The chief executive of UK health and social care provider, Turning Point, ended his keynote address at UK e-Health Week this week with a warning to eHealth “not to fail the next generation” by failing to reach “those that need it the most”.
Lord Victor Adebowale, whose organisation represents 100,000 people across 230 locations in England and Wales, said that, to date, those people who needed health and social care the most “tended to get it the least”. And technology, he said, held a key.
Engagement, connectivity, relationships…
“Technology is about engagement, connectivity and relationships,” said Adebowale. “The main point of eHealth is that it should be an important tool for these three aspects, not a substitute for it.
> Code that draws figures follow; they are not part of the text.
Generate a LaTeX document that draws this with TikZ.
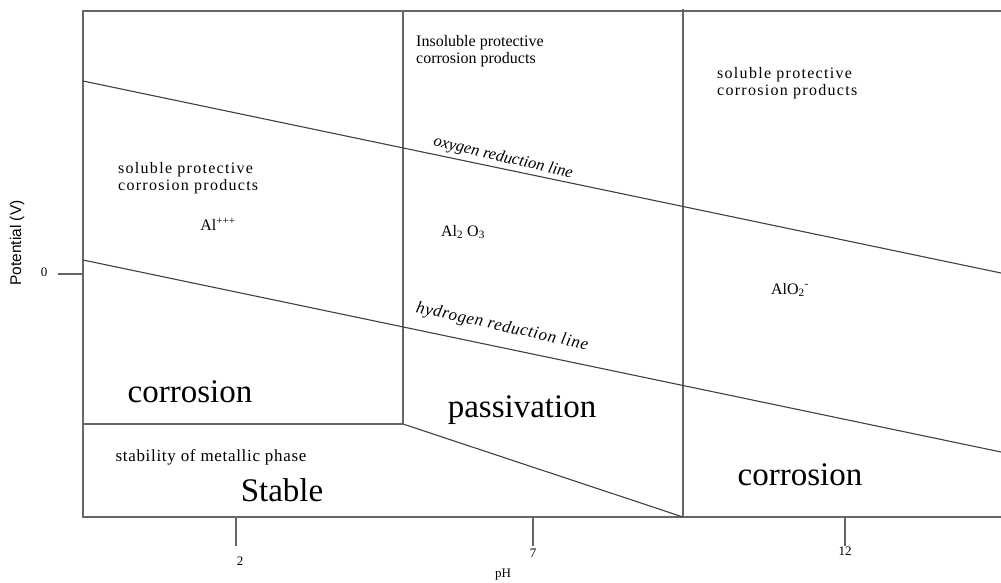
\documentclass[tikz,border=0pt]{standalone}
\usepackage{fontspec}
\setmainfont{Liberation Serif}
\newfontfamily\axfont{Liberation Sans}
\newfontfamily\widefont[LetterSpace=8]{Liberation Serif}
\newfontfamily\midfont[LetterSpace=4]{Liberation Serif}
\begin{document}
\begin{tikzpicture}[x=1pt,y=-1pt,
  frame/.style={draw=black!60,line width=1.5pt},
  bound/.style={draw=black!75,line width=1.1pt},
  small/.style={font=\fontsize{16}{17}\selectfont,inner sep=0pt,align=left},
  wide/.style={font=\widefont\fontsize{16}{17}\selectfont,inner sep=0pt,align=left},
  big/.style={font=\fontsize{33}{36}\selectfont,inner sep=0pt},
  lineLab/.style={font=\fontsize{16.5}{17}\selectfont\itshape,inner sep=0pt},
  tick/.style={font=\fontsize{13}{14}\selectfont,inner sep=0pt}]
\useasboundingbox (0,0) rectangle (1001,583);
% coordinates
\coordinate (TL) at (83,11);
\coordinate (TR) at (1001,11);
\coordinate (BL) at (83,517);
\coordinate (BR) at (1001,517);
\coordinate (V1t) at (403,11);
\coordinate (V1b) at (403,424);
\coordinate (H1l) at (83,424);
\coordinate (V2t) at (683,9);
\coordinate (V2b) at (683,517);
\coordinate (O1) at (83,81);
\coordinate (O2) at (1001,273);
\coordinate (Hy1) at (83,260);
\coordinate (Hy2) at (1001,452);
% frame
\draw[frame] (TR) -- (TL) -- (BL) -- (BR);
\draw[frame] (V1t) -- (V1b);
\draw[frame] (H1l) -- (V1b);
\draw[frame] (V2t) -- (V2b);
\draw[bound] (V1b) -- (V2b);
\draw[bound] (O1) -- (O2);
\draw[bound] (Hy1) -- (Hy2);
% ticks
\coordinate (t2) at (236,517); \coordinate (t2e) at (236,546);
\coordinate (t7) at (533,517); \coordinate (t7e) at (533,546);
\coordinate (t12) at (845,517); \coordinate (t12e) at (845,546);
\coordinate (t0) at (83,274); \coordinate (t0e) at (58,274);
\draw[frame] (t2) -- (t2e) (t7) -- (t7e) (t12) -- (t12e) (t0) -- (t0e);
\node[tick] (l2) at (240,561) {2};
\node[tick] (l7) at (533,553) {7};
\node[tick] (l12) at (845,551) {12};
\node[tick] (lpH) at (503,575) {pH};
\node[tick] (l0) at (44,272) {0};
\node[font=\axfont\fontsize{15.5}{16}\selectfont,inner sep=0pt,rotate=90] (ylab) at (17,243) {Potential (V)};
% region texts
\node[small,anchor=north west] (ins) at (416,35) {Insoluble protective\\corrosion products};
\node[wide,anchor=north west] (solR) at (717,67) {soluble protective\\corrosion products};
\node[wide,anchor=north west] (solL) at (118,162) {soluble protective\\corrosion products};
\node[small] (al3) at (218,224) {Al\textsuperscript{+++}};
\node[small] (al2o3) at (463,232) {Al\textsubscript{2} O\textsubscript{3}};
\node[small] (alo2) at (790,290) {AlO\textsubscript{2}\textsuperscript{-}};
\node[lineLab,rotate=-13] (oxl) at (503,158) {oxygen reduction line};
\node[lineLab,font=\midfont\fontsize{17}{18}\selectfont\itshape,rotate=-12.4] (hyl) at (502,327) {hydrogen reduction line};
\node[big] (corL) at (190,392) {corrosion};
\node[big] (pas) at (522,410) {passivation};
\node[big] (stab) at (282,490) {Stable};
\node[font=\midfont\fontsize{17}{17}\selectfont,inner sep=0pt] (stabtxt) at (211,457) {stability of metallic phase};
\node[big] (corR) at (800,475) {corrosion};
\end{tikzpicture}
\end{document}
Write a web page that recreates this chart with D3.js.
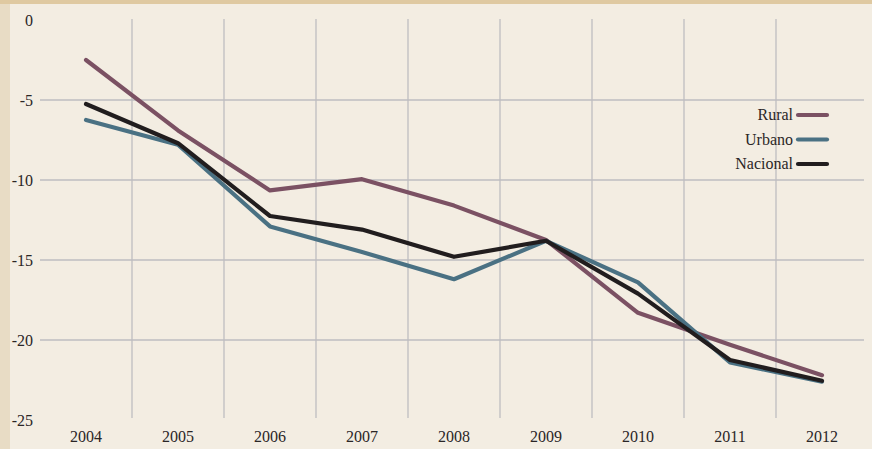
<!DOCTYPE html>
<html><head><meta charset="utf-8">
<script src="https://cdn.jsdelivr.net/npm/d3@7"></script>
<style>body{margin:0;background:#f3ede2;}svg{display:block;} text{font-family:"Liberation Serif","Times New Roman",serif;}</style>
</head><body>
<svg id="c" width="872" height="449"></svg>
<script>
const years = ["2004","2005","2006","2007","2008","2009","2010","2011","2012"];
const rural = [-2.5,-6.9,-10.65,-9.95,-11.6,-13.75,-18.3,-20.3,-22.2];
const urbano = [-6.25,-7.8,-12.9,-14.5,-16.2,-13.8,-16.4,-21.4,-22.6];
const nacional = [-5.25,-7.7,-12.25,-13.1,-14.8,-13.8,-17.1,-21.25,-22.55];
const yTicks = [0,-5,-10,-15,-20,-25];
const seriesNames = ["Rural","Urbano","Nacional"];
const seriesColors = ["#7b5163","#4a7183","#211d1e"];
const seriesData = [rural, urbano, nacional];

const svg = d3.select("#c");
svg.append("rect").attr("width",872).attr("height",449).attr("fill","#f3ede2");
svg.append("rect").attr("width",10).attr("height",449).attr("fill","#e8dcc5");
svg.append("rect").attr("width",872).attr("height",4).attr("fill","#dfc9a1");

const x = d3.scaleBand().domain(years).range([40,868]);
const y = d3.scaleLinear().domain([-25,0]).range([420,20]);
const font = "Liberation Serif";

svg.append("g").selectAll("line").data(yTicks.filter(d=>d!==0 && d!==-25)).join("line")
  .attr("x1",40).attr("x2",864).attr("y1",d=>y(d)).attr("y2",d=>y(d))
  .attr("stroke","#bebdc0").attr("stroke-width",1.3);
svg.append("g").selectAll("line").data(years.slice(1)).join("line")
  .attr("x1",d=>x(d)).attr("x2",d=>x(d)).attr("y1",19).attr("y2",418)
  .attr("stroke","#bebdc0").attr("stroke-width",1.3);

const yAxis = d3.axisLeft(y).tickValues(yTicks).tickSize(0).tickPadding(0).tickFormat(d=>d);
const ya = svg.append("g").attr("transform","translate(33,0)").call(yAxis);
ya.select(".domain").remove();
ya.attr("font-family",null);
ya.selectAll("text").style("font-family",font).attr("font-size",16).attr("fill","#2a2626");

const xAxis = d3.axisBottom(x).tickSize(0).tickPadding(0);
const xa = svg.append("g").attr("transform","translate(0,431)").call(xAxis);
xa.select(".domain").remove();
xa.attr("font-family",null);
xa.selectAll("text").style("font-family",font).attr("font-size",16).attr("fill","#2a2626");

const line = d3.line().x((d,i)=>x(years[i])+x.bandwidth()/2).y(d=>y(d));
seriesData.forEach((s,k)=>{
  svg.append("path").datum(s).attr("d",line).attr("fill","none")
    .attr("stroke",seriesColors[k]).attr("stroke-width",4.2)
    .attr("stroke-linecap","round").attr("stroke-linejoin","round");
});

const lg = svg.append("g");
seriesNames.forEach((n,k)=>{
  const yy = 115 + k*24.5;
  lg.append("line").attr("x1",798).attr("x2",827).attr("y1",yy).attr("y2",yy)
    .attr("stroke",seriesColors[k]).attr("stroke-width",4.2).attr("stroke-linecap","round");
  lg.append("text").attr("x",793).attr("y",yy+5).attr("text-anchor","end")
    .style("font-family",font).attr("font-size",16).attr("fill","#2a2626").text(n);
});
</script>
</body></html>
Technology that removes relationships is of no use in healthcare.”
“Computer says ‘no’ doesn’t cut it! What we should be doing is enabling people to use the technology more creatively, which NHS England are trying to enable.”
The challenge for eHealth
He quoted statistics revealing that as much as 17% of people in the UK didn’t have access to broadband. “In five years’ time this will be like not having access to water and this needs to be addressed!”
“I think that the challenge for eHealth isn’t in the brilliance of the software, it’s in its ability to provide and produce relationships for those that matter.”
Engaging the citizens
He said that young people had expectations of their healthcare: “They expect [ill health] to be prevented; they expect to be citizens, not patients. They expect technology to be designed with them, not for them.”
He culminated his address by stressing the importance of engaging young people in health and social care through HIT: “How do we build in the use of technology for the young? Issues like this need to be addressed urgently.”